Biking About Town: Where to Ride in Minneapolis
May is National Bike Month, and what better way to slough off the cold, snowy winter than to head outside and explore the city? Voted one of America's top biking towns, Minneapolis boasts a vast network of bikeways that promise riders a more scenic view of our lovely city.
Here, we’ve put together a handy list of resources to help you say goodbye to hibernation and hello to getting out for a ride.
Show Some Bike Love
Ready to hit the trails? Before you do, head over to a nearby bike shop and give your ride a tune-up. Owning a bike requires regular maintenance, and having an expertly trained technician get your bike ready to roll will help you avoid malfunctions while biking about town. Local shops like Penn Cycle & Fitness, Behind Bars Bike Shop and The Hub Bike Co-op offer affordable tune-up packages for the bike enthusiast.
Don't own a bike? A great alternative for infrequent riders is to join a bike share program, like Nice Ride. Similar to ZipCar, you can grab a membership online or a pass at a designated kiosk anytime from April through November. Nice Ride also provides riders with pedal-themed tours, such as the "Mmmmm, Beer" tour and "I See Dead People" tours.
Find the Perfect Bike Trail
While the trails are seemingly endless, choosing the right path will make your ride even more fun. Minneapolis.org and City Pages showcase some of the top biking spots, including Midtown Greenway, Cedar Lake Trail and West River Parkway. Sites like Bike Walk Twin Cities help you locate bikeable routes with interactive and downloadable maps. Want to go analog and carry a hard copy? Snag one at most local bike shops and bookstores.

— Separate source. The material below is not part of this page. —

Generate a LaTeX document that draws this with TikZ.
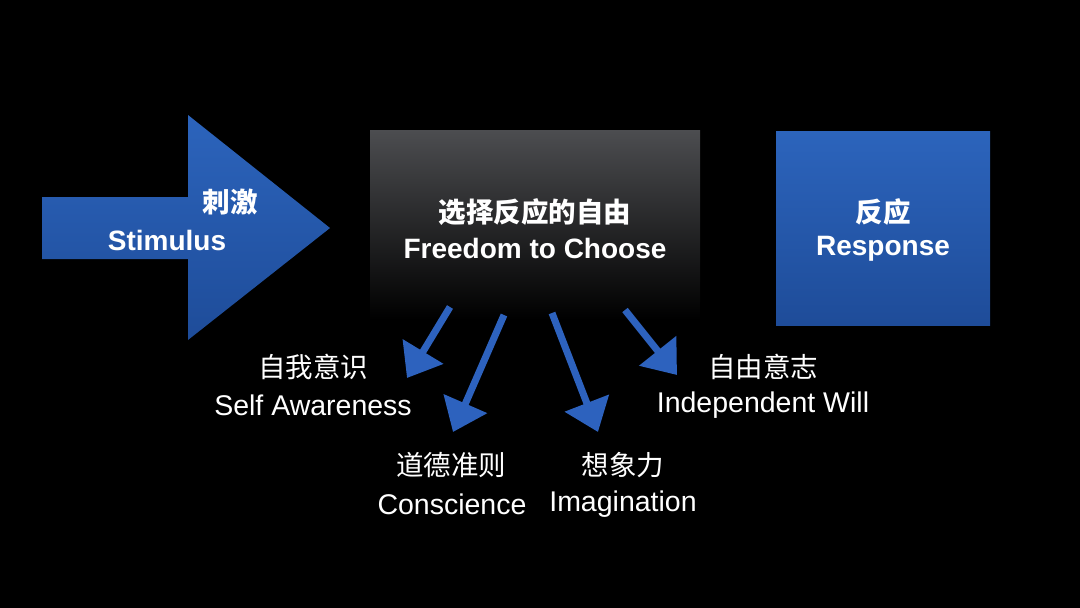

If you're new to the area or have yet to try urban biking, a great way to get started is by playing tourist for a day. Sign up for a 2-hour bike tour with The Fit Tourist and explore in and around downtown Minneapolis, including the Mississippi Riverfront and the Sculpture Garden. An added benefit: guides will help you learn the skills you need for going it alone, such as the rules of city riding and how to communicate to drivers with non-verbal signals.
Not in the mood to cycle solo? Whether you want to go for a leisurely afternoon ride or train like a pro for an upcoming race, joining a group is a fantastic way to have some fun while getting your fitness on.
And if you're a beginner rider, you'll also have the opportunity to try out new trails with the insight of an insider. Informal groups, such as Twin Cities Bicycling Club and Twin Cities Bicycling Meetup, help recreational cyclists discover the off-street routes and experience the lesser known areas and commuter-friendly pathways.